-- Problem --
Below is some material; set it all down exactly, apart from the pictures.

Items from a data source:

····················

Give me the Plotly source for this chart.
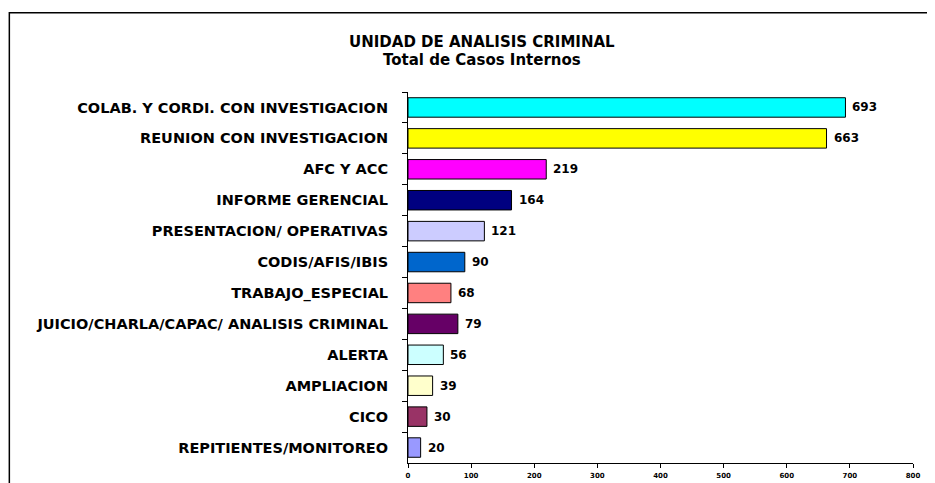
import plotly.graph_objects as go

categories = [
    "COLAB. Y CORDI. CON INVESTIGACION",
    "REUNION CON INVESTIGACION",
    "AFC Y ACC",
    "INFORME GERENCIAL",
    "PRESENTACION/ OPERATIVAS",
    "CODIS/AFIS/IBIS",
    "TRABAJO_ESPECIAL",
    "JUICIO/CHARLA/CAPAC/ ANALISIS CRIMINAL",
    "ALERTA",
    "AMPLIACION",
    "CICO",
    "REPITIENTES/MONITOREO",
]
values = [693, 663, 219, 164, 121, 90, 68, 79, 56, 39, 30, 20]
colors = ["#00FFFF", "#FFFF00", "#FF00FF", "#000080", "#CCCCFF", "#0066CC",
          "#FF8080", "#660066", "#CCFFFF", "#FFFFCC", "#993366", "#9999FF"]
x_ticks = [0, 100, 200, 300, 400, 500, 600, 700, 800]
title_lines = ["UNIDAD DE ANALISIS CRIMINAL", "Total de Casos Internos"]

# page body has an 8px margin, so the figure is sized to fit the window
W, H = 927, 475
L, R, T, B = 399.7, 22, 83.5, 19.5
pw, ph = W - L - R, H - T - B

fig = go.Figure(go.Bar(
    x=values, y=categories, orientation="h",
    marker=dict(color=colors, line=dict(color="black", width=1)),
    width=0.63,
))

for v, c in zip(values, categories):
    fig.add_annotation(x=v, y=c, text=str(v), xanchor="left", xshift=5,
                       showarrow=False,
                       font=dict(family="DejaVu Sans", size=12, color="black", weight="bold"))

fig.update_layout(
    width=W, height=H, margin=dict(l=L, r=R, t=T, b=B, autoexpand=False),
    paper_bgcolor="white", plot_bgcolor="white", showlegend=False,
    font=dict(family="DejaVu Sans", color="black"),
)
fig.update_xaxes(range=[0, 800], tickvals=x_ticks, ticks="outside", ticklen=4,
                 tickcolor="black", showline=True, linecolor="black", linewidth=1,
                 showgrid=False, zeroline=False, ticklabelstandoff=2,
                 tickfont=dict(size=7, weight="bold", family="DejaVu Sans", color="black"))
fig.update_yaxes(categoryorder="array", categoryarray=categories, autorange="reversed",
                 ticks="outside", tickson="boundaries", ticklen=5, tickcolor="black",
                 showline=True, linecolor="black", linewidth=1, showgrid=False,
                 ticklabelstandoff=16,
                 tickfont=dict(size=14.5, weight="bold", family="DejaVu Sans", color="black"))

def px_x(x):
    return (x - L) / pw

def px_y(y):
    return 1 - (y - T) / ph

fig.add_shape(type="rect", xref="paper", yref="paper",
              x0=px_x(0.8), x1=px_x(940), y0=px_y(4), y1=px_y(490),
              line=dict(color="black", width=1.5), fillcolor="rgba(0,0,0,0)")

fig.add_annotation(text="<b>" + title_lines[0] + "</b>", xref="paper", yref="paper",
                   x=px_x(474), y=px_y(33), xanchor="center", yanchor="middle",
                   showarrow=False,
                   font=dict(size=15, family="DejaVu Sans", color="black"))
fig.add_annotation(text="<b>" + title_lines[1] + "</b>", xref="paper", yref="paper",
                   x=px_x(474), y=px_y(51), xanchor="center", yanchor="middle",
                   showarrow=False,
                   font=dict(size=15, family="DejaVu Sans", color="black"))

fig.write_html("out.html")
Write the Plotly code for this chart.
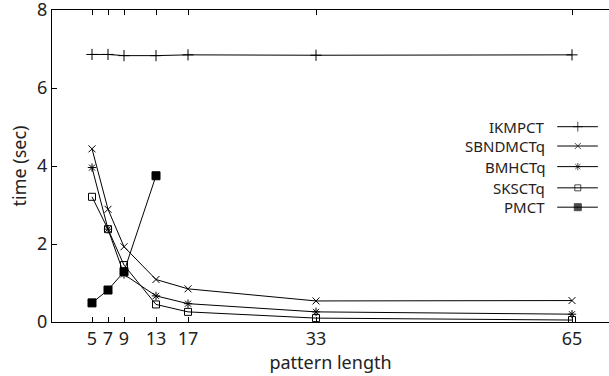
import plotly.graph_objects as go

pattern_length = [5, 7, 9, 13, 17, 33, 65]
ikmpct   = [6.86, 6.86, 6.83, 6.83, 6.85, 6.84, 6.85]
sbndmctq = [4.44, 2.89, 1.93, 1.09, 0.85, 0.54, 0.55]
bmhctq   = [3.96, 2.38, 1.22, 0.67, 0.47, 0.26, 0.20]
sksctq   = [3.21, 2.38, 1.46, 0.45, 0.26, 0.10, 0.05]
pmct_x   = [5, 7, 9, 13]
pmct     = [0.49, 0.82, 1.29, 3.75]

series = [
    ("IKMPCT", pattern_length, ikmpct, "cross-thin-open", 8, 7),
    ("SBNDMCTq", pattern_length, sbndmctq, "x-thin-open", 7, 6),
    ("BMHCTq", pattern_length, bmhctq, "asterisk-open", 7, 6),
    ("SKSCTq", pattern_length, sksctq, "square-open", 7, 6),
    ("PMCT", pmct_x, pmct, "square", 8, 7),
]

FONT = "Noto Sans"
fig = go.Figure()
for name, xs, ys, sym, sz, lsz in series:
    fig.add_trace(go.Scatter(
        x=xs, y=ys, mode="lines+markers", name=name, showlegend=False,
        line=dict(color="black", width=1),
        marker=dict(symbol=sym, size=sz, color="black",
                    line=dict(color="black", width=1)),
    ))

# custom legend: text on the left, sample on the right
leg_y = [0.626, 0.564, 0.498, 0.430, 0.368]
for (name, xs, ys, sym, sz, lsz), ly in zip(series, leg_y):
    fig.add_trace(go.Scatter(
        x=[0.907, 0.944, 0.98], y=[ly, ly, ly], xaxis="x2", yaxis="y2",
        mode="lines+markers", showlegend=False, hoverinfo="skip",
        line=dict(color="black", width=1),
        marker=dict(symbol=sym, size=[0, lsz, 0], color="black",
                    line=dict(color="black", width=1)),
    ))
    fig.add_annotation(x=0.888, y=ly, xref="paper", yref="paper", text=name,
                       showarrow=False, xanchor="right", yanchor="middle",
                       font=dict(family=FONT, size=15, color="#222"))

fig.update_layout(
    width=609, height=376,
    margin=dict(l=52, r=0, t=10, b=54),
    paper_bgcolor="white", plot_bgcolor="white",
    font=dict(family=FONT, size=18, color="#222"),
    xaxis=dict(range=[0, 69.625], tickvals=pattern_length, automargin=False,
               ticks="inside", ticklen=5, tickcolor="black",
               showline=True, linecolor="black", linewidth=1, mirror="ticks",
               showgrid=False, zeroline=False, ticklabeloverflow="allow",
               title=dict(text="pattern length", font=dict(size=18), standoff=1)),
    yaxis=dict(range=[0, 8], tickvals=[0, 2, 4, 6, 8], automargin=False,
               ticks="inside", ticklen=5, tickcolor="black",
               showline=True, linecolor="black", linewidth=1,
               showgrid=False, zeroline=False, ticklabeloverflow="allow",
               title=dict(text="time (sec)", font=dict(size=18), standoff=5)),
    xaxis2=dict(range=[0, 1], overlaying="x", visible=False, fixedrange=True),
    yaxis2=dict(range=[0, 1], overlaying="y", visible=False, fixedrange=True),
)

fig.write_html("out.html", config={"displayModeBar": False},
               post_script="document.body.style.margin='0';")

····················

-- Response for this exercise --
Give me the Plotly source for this chart.
import plotly.graph_objects as go

categories = [
    "COLAB. Y CORDI. CON INVESTIGACION",
    "REUNION CON INVESTIGACION",
    "AFC Y ACC",
    "INFORME GERENCIAL",
    "PRESENTACION/ OPERATIVAS",
    "CODIS/AFIS/IBIS",
    "TRABAJO_ESPECIAL",
    "JUICIO/CHARLA/CAPAC/ ANALISIS CRIMINAL",
    "ALERTA",
    "AMPLIACION",
    "CICO",
    "REPITIENTES/MONITOREO",
]
values = [693, 663, 219, 164, 121, 90, 68, 79, 56, 39, 30, 20]
colors = ["#00FFFF", "#FFFF00", "#FF00FF", "#000080", "#CCCCFF", "#0066CC",
          "#FF8080", "#660066", "#CCFFFF", "#FFFFCC", "#993366", "#9999FF"]
x_ticks = [0, 100, 200, 300, 400, 500, 600, 700, 800]
title_lines = ["UNIDAD DE ANALISIS CRIMINAL", "Total de Casos Internos"]

# page body has an 8px margin, so the figure is sized to fit the window
W, H = 927, 475
L, R, T, B = 399.7, 22, 83.5, 19.5
pw, ph = W - L - R, H - T - B

fig = go.Figure(go.Bar(
    x=values, y=categories, orientation="h",
    marker=dict(color=colors, line=dict(color="black", width=1)),
    width=0.63,
))

for v, c in zip(values, categories):
    fig.add_annotation(x=v, y=c, text=str(v), xanchor="left", xshift=5,
                       showarrow=False,
                       font=dict(family="DejaVu Sans", size=12, color="black", weight="bold"))

fig.update_layout(
    width=W, height=H, margin=dict(l=L, r=R, t=T, b=B, autoexpand=False),
    paper_bgcolor="white", plot_bgcolor="white", showlegend=False,
    font=dict(family="DejaVu Sans", color="black"),
)
fig.update_xaxes(range=[0, 800], tickvals=x_ticks, ticks="outside", ticklen=4,
                 tickcolor="black", showline=True, linecolor="black", linewidth=1,
                 showgrid=False, zeroline=False, ticklabelstandoff=2,
                 tickfont=dict(size=7, weight="bold", family="DejaVu Sans", color="black"))
fig.update_yaxes(categoryorder="array", categoryarray=categories, autorange="reversed",
                 ticks="outside", tickson="boundaries", ticklen=5, tickcolor="black",
                 showline=True, linecolor="black", linewidth=1, showgrid=False,
                 ticklabelstandoff=16,
                 tickfont=dict(size=14.5, weight="bold", family="DejaVu Sans", color="black"))

def px_x(x):
    return (x - L) / pw

def px_y(y):
    return 1 - (y - T) / ph

fig.add_shape(type="rect", xref="paper", yref="paper",
              x0=px_x(0.8), x1=px_x(940), y0=px_y(4), y1=px_y(490),
              line=dict(color="black", width=1.5), fillcolor="rgba(0,0,0,0)")

fig.add_annotation(text="<b>" + title_lines[0] + "</b>", xref="paper", yref="paper",
                   x=px_x(474), y=px_y(33), xanchor="center", yanchor="middle",
                   showarrow=False,
                   font=dict(size=15, family="DejaVu Sans", color="black"))
fig.add_annotation(text="<b>" + title_lines[1] + "</b>", xref="paper", yref="paper",
                   x=px_x(474), y=px_y(51), xanchor="center", yanchor="middle",
                   showarrow=False,
                   font=dict(size=15, family="DejaVu Sans", color="black"))

fig.write_html("out.html")
Write the Plotly code for this chart.
import plotly.graph_objects as go

pattern_length = [5, 7, 9, 13, 17, 33, 65]
ikmpct   = [6.86, 6.86, 6.83, 6.83, 6.85, 6.84, 6.85]
sbndmctq = [4.44, 2.89, 1.93, 1.09, 0.85, 0.54, 0.55]
bmhctq   = [3.96, 2.38, 1.22, 0.67, 0.47, 0.26, 0.20]
sksctq   = [3.21, 2.38, 1.46, 0.45, 0.26, 0.10, 0.05]
pmct_x   = [5, 7, 9, 13]
pmct     = [0.49, 0.82, 1.29, 3.75]

series = [
    ("IKMPCT", pattern_length, ikmpct, "cross-thin-open", 8, 7),
    ("SBNDMCTq", pattern_length, sbndmctq, "x-thin-open", 7, 6),
    ("BMHCTq", pattern_length, bmhctq, "asterisk-open", 7, 6),
    ("SKSCTq", pattern_length, sksctq, "square-open", 7, 6),
    ("PMCT", pmct_x, pmct, "square", 8, 7),
]

FONT = "Noto Sans"
fig = go.Figure()
for name, xs, ys, sym, sz, lsz in series:
    fig.add_trace(go.Scatter(
        x=xs, y=ys, mode="lines+markers", name=name, showlegend=False,
        line=dict(color="black", width=1),
        marker=dict(symbol=sym, size=sz, color="black",
                    line=dict(color="black", width=1)),
    ))

# custom legend: text on the left, sample on the right
leg_y = [0.626, 0.564, 0.498, 0.430, 0.368]
for (name, xs, ys, sym, sz, lsz), ly in zip(series, leg_y):
    fig.add_trace(go.Scatter(
        x=[0.907, 0.944, 0.98], y=[ly, ly, ly], xaxis="x2", yaxis="y2",
        mode="lines+markers", showlegend=False, hoverinfo="skip",
        line=dict(color="black", width=1),
        marker=dict(symbol=sym, size=[0, lsz, 0], color="black",
                    line=dict(color="black", width=1)),
    ))
    fig.add_annotation(x=0.888, y=ly, xref="paper", yref="paper", text=name,
                       showarrow=False, xanchor="right", yanchor="middle",
                       font=dict(family=FONT, size=15, color="#222"))

fig.update_layout(
    width=609, height=376,
    margin=dict(l=52, r=0, t=10, b=54),
    paper_bgcolor="white", plot_bgcolor="white",
    font=dict(family=FONT, size=18, color="#222"),
    xaxis=dict(range=[0, 69.625], tickvals=pattern_length, automargin=False,
               ticks="inside", ticklen=5, tickcolor="black",
               showline=True, linecolor="black", linewidth=1, mirror="ticks",
               showgrid=False, zeroline=False, ticklabeloverflow="allow",
               title=dict(text="pattern length", font=dict(size=18), standoff=1)),
    yaxis=dict(range=[0, 8], tickvals=[0, 2, 4, 6, 8], automargin=False,
               ticks="inside", ticklen=5, tickcolor="black",
               showline=True, linecolor="black", linewidth=1,
               showgrid=False, zeroline=False, ticklabeloverflow="allow",
               title=dict(text="time (sec)", font=dict(size=18), standoff=5)),
    xaxis2=dict(range=[0, 1], overlaying="x", visible=False, fixedrange=True),
    yaxis2=dict(range=[0, 1], overlaying="y", visible=False, fixedrange=True),
)

fig.write_html("out.html", config={"displayModeBar": False},
               post_script="document.body.style.margin='0';")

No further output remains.